We assembled a very small crew, but were slow going with cast and locations. I posted on numerous film sites, my blogs, and reached out to people on social media sites – like Facebook. I created a ‘casting and locations’ call on a film site, too. I realized that one of my three crew members was not assisting in the cast and location search, so I wrote:

“Hey! Can you post the casting call around? I thank you!”
 

He responded in several two-word messages, ‘Ah, right.’ and ‘No problem.’ I sent a quick text, “Hey, I hope I’m not annoying you about the location thing – it’s my weak point, and if we don’t get a location, well…that would make shooting difficult, haha.”

And he responded with something I found to be rather unusual:

No worries, thing is that I’m going to need locations, actors and whatnot myself and I’d like to keep my statuses dedicated to the subject matter to a minimum because I don’t want to spam people and potentially have them block me. I’ve had to block a few people myself for that reason.

The most confusing aspect of his thought process is the fact that he's a cinematographer - the camera guy. He doesn't make his own work, at all; he'll always be a crew member on someone else’s team.

I responded, "I didn’t think posting 2 posts in one day would be spam, but that is unfortunate. Alright, well thanks for doing what you have.” Which wasn’t much.

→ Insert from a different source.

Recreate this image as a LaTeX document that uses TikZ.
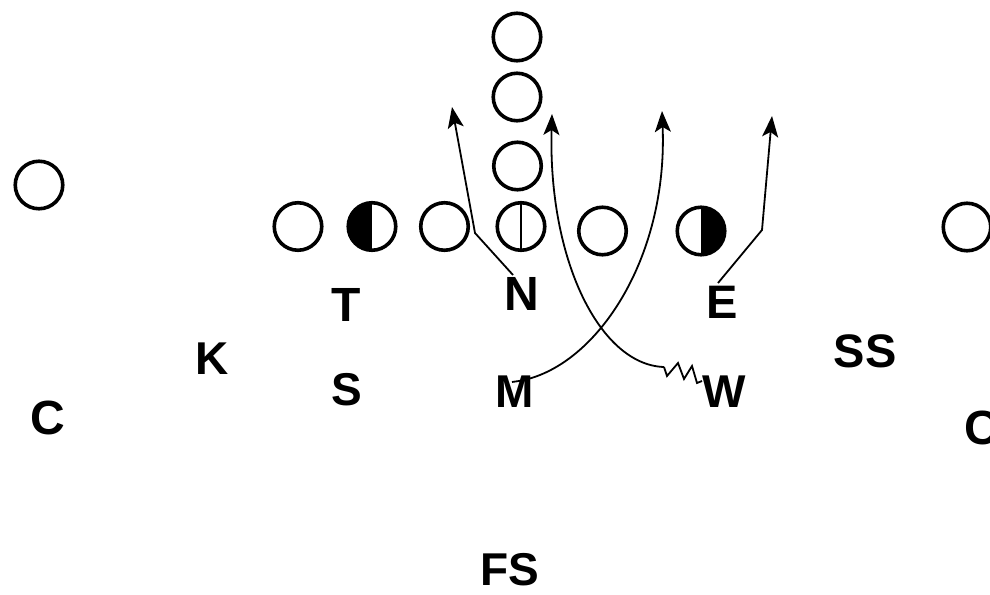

He said the posts ‘build up’ and he’ll be ‘needing things in the future’ – and he didn’t want to turn-off the people on his Facebook friends list. He added, “People constantly seeing me posting about needing things? It gets annoying after awhile. That’s why I’d like to refrain.”

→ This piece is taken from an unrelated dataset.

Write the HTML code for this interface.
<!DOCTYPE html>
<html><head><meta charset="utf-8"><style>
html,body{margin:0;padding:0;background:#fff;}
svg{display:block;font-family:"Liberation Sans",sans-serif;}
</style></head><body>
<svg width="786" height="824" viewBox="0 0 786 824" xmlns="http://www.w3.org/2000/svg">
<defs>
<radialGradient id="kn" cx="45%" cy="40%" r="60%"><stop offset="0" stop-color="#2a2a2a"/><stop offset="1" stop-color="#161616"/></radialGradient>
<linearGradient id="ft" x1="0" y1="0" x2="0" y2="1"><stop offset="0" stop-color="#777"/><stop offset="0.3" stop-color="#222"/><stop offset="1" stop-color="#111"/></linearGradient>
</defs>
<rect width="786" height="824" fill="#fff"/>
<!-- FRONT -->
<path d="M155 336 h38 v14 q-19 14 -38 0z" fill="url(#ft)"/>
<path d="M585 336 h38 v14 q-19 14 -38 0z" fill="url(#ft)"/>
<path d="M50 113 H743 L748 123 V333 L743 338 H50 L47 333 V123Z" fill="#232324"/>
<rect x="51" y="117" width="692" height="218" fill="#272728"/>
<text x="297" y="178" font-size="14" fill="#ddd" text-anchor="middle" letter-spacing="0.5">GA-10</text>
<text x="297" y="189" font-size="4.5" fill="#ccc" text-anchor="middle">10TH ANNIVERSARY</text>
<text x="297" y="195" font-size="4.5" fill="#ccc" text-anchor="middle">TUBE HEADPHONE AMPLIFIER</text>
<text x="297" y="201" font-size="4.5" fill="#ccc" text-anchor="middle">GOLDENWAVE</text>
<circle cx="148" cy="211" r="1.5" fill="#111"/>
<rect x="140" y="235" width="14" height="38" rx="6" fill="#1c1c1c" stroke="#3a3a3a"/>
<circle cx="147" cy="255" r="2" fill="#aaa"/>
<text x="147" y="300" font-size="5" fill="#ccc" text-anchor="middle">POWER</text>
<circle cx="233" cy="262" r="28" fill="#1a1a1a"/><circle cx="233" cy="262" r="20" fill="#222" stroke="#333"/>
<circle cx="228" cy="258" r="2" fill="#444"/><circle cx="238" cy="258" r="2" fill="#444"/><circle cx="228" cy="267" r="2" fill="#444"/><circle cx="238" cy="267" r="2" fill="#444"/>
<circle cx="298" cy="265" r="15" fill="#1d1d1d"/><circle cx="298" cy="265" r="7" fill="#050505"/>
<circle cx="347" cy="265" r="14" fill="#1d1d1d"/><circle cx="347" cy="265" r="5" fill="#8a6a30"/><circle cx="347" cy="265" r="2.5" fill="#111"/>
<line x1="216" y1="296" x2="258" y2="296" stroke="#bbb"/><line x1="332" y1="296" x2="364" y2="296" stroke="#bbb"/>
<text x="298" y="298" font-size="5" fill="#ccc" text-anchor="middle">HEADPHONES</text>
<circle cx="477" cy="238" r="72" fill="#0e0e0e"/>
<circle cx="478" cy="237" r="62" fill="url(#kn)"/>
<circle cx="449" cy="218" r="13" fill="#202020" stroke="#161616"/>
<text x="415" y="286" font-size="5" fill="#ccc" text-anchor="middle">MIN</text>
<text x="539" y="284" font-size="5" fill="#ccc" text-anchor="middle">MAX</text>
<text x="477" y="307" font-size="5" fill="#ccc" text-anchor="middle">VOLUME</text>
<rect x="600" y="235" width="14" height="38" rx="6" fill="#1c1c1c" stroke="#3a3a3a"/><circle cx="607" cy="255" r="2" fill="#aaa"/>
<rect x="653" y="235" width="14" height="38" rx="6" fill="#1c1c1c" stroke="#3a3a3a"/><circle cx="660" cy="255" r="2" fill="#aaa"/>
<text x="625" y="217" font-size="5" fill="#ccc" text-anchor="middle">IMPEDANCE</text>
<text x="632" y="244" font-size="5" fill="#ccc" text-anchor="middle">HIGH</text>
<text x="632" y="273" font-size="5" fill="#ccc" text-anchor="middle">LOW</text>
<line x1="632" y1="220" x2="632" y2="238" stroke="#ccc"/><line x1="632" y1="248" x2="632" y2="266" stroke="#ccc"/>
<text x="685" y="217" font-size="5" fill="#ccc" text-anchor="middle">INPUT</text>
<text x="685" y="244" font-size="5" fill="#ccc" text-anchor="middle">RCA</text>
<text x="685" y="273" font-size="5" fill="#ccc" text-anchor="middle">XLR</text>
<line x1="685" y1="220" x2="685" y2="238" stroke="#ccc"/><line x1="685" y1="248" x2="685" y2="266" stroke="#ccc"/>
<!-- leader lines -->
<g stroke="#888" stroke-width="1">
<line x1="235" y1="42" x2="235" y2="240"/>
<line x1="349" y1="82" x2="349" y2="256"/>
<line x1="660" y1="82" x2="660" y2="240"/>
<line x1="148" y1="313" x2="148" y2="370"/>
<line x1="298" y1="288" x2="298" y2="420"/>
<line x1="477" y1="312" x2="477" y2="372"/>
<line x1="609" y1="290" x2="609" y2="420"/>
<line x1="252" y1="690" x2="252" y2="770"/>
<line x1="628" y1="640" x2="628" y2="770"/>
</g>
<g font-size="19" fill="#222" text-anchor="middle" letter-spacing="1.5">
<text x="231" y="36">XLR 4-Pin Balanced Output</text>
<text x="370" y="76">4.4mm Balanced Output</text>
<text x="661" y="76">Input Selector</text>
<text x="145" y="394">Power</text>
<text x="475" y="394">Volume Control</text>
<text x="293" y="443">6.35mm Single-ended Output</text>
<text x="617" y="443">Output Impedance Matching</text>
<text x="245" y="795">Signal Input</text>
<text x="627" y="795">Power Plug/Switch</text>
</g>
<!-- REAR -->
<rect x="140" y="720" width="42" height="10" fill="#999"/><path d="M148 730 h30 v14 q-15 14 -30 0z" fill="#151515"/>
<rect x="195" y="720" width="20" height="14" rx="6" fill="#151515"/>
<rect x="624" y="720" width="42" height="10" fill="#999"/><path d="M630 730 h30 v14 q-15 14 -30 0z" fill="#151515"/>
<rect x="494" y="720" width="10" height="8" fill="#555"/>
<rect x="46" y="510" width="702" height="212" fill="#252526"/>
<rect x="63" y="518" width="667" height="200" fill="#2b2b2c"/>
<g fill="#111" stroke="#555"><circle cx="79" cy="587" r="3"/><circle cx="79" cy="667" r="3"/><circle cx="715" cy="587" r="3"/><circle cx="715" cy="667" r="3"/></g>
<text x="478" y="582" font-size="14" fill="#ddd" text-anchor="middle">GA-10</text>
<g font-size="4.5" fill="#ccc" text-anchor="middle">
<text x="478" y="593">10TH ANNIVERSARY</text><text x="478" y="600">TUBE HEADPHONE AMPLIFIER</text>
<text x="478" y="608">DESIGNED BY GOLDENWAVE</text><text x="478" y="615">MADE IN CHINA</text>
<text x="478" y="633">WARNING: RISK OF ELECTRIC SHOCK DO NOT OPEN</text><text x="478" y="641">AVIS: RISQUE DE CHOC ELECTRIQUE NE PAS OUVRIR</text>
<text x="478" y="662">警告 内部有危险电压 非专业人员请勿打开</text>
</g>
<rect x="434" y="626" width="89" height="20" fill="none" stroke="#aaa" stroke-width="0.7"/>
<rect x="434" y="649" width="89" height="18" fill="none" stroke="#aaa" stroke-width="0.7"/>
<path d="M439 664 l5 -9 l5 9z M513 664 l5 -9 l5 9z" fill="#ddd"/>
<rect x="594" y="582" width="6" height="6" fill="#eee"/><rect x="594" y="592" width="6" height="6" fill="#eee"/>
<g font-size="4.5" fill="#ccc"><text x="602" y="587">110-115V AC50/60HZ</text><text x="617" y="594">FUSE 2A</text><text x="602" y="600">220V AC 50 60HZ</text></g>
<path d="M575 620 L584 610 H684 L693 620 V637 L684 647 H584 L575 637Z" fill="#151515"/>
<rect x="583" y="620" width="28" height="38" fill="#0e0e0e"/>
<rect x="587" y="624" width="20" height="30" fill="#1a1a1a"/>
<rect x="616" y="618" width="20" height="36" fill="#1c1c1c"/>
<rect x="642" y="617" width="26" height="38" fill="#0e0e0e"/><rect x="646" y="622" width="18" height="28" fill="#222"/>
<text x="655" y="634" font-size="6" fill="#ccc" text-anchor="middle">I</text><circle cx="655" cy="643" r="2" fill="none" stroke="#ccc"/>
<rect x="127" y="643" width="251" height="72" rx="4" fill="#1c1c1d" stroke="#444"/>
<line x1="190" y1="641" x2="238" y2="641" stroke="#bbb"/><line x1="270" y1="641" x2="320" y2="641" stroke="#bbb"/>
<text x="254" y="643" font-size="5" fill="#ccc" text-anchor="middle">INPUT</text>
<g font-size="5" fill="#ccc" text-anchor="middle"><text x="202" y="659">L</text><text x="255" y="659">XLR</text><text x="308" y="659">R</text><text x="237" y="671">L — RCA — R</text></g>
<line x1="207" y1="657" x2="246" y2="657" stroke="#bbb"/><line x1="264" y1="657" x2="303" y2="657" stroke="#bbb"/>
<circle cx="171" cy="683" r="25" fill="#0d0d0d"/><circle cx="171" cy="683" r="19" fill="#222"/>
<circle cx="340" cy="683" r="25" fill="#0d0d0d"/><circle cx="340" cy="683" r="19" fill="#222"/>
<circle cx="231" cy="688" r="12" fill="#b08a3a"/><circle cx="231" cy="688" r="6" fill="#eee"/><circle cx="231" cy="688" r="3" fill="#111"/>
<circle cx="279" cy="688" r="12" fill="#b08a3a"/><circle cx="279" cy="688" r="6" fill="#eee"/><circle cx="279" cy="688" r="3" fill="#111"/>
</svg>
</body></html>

So I wrote back, "I don’t think you understand; you shouldn't constantly say you need things, everything is a trade-off. If someone allows you to use their house, you do something for them. Or, if you utilize someone’s skills because you need them on a shoot, they may very well need your skills on another.”

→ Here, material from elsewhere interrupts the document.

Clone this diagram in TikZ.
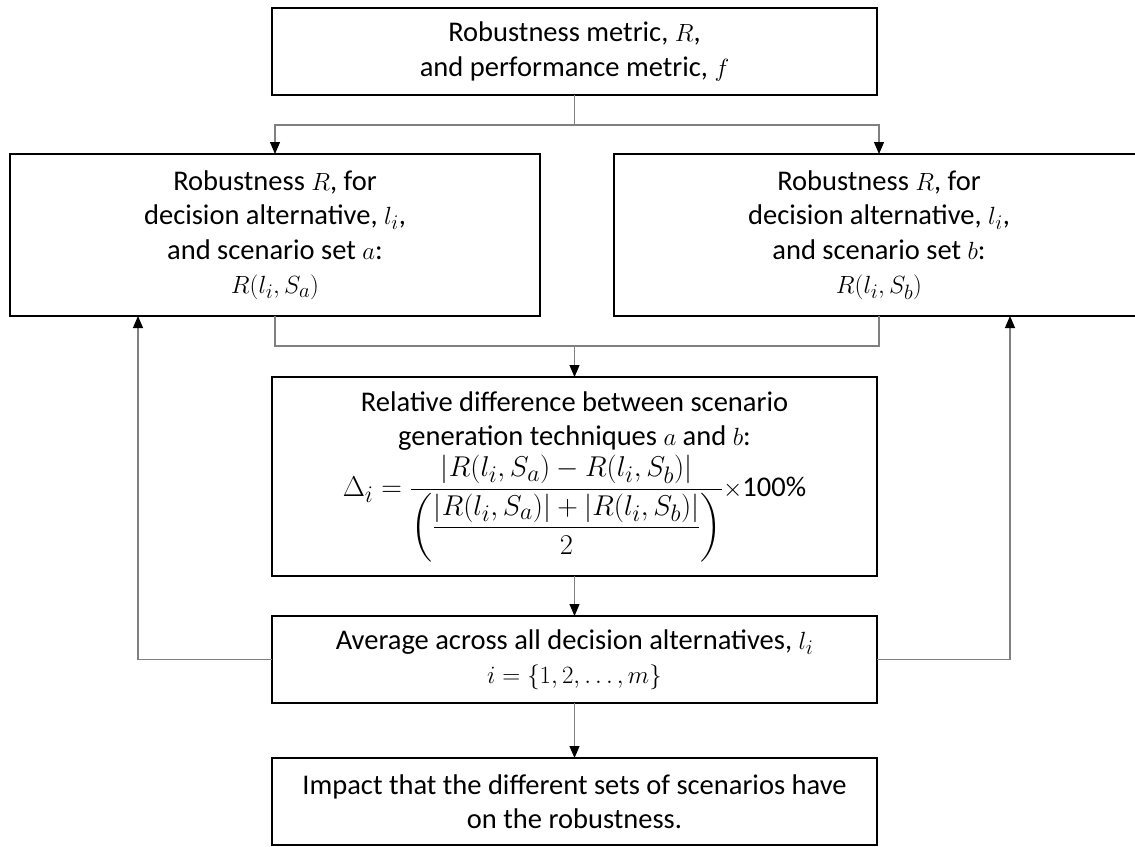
\documentclass[tikz,border=0pt]{standalone}
\usepackage{fontspec}
\usepackage{amsmath}
\usepackage{graphicx}
\setmainfont{Carlito}
\usetikzlibrary{arrows.meta}
\begin{document}
\begin{tikzpicture}[x=1pt,y=-1pt,
  box/.style={draw=black,line width=1.6pt,fill=white,align=center,inner sep=0pt,outer sep=0pt,
    font=\fontsize{28.5}{34.5}\selectfont},
  wide/.style={box,minimum width=605pt,minimum height=87pt},
  side/.style={box,minimum width=530pt,minimum height=162pt},
  conn/.style={draw=black!50,line width=1.1pt},
  arr/.style={conn,-{Triangle[width=10pt,length=12pt,color=black]}}
]
\useasboundingbox (0,0) rectangle (1135,846);
\node[wide] (top) at (574.5,51.5) {Robustness metric, $R$,\\ and performance metric, $f$};
\node[side] (left) at (275,235) {Robustness $R$, for\\ decision alternative, $l_i$,\\ and scenario set $a$:\\ $R(l_i,S_a)$};
\node[side] (right) at (879,235) {Robustness $R$, for\\ decision alternative, $l_i$,\\ and scenario set $b$:\\ $R(l_i,S_b)$};
\node[wide,minimum height=199pt] (mid) at (574.5,476.5) {Relative difference between scenario\\ generation techniques $a$ and $b$:\\[4pt]
 \scalebox{1.15}{$\displaystyle \Delta_i=\frac{|R(l_i,S_a)-R(l_i,S_b)|}{\left(\dfrac{|R(l_i,S_a)|+|R(l_i,S_b)|}{2}\right)}$}${\times}$100\%};
\node[wide] (avg) at (574.5,659.5) {Average across all decision alternatives, $l_i$\\ $i=\{1,2,\dots,m\}$};
\node[wide] (imp) at (574.5,801.5) {Impact that the different sets of scenarios have\\ on the robustness.};
% top to the two side boxes
\coordinate (j1) at ([yshift=-30pt]top.south);
\draw[conn] (top.south) -- (j1);
\draw[arr] (j1) -| (left.north);
\draw[arr] (j1) -| (right.north);
% side boxes to middle
\coordinate (j2) at ([yshift=-30pt]left.south);
\draw[conn] (left.south) -- (j2) -| (right.south);
\draw[arr] (mid.north |- j2) -- (mid.north);
\draw[arr] (mid.south) -- (avg.north);
\draw[arr] (avg.south) -- (imp.north);
% feedback loops
\coordinate (lb) at ([xshift=-137pt]left.south);
\coordinate (rb) at ([xshift=131pt]right.south);
\draw[arr] (avg.west) -| (lb);
\draw[arr] (avg.east) -| (rb);
\end{tikzpicture}
\end{document}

Admittedly, I think it’s a different mentality coming from film school – and this kid came from business school, which was evidenced by his response, “Well, although I am excited to be working with you on your film, for free, mind you, I signed on as a DP, not a producer. I did not write this script, it was not my idea. Therefore, I do not feel like it is our film.”


This is where the problem lies – or, rather, two problems:


1) When you think that your social media posts are annoying people on your ‘friends’ or ‘subscribers’ list, you should wonder why these people are on your ‘follower’ list, in the first place. Friends and supporters should not be annoyed with your posts about your own work; if they are annoyed, they can either 'hide' your posts, or remove themselves from your ‘friends list.’ If they choose to do the latter, you may want to consider the fact that it’s not you – it’s them – and they clearly aren’t someone you’d want to work with, anyway.

2) When someone is brought into your project and doesn’t consider being a crew member enough of a role for them to share and promote the project – don’t work with them. This is someone who would be most likely to block the ‘annoying’ posts about your work, and delete you from their friend’s list – because, hey, they’re not involved in your work, so why should they take an interest, let alone support you, at all?


The kid told me that he asked several friends about locations, but wouldn’t post it online. He added:

Also, one last thing that came to mind, if I was able to secure a location, would that not earn me producer credits? Please don’t mistake my disinterest in producing for disinterest in working on your film. I will provide lovely camera work to the best of my ability for your film. That is why I’m doing this. I love camera work.

I explained that sharing a link to an online post didn’t mean he was a producer, but I told him I'd list him under ‘locations’ if he managed to simply share the social media post and it landed us a location. Either way, there would be no film without a cast and locations, and he’d have nothing to show, at all.

I told him I was shocked that my two-sentence request to share a ‘locations and casting call link’ was so blown out of proportion. He then wrote me a long message, to which I never responded.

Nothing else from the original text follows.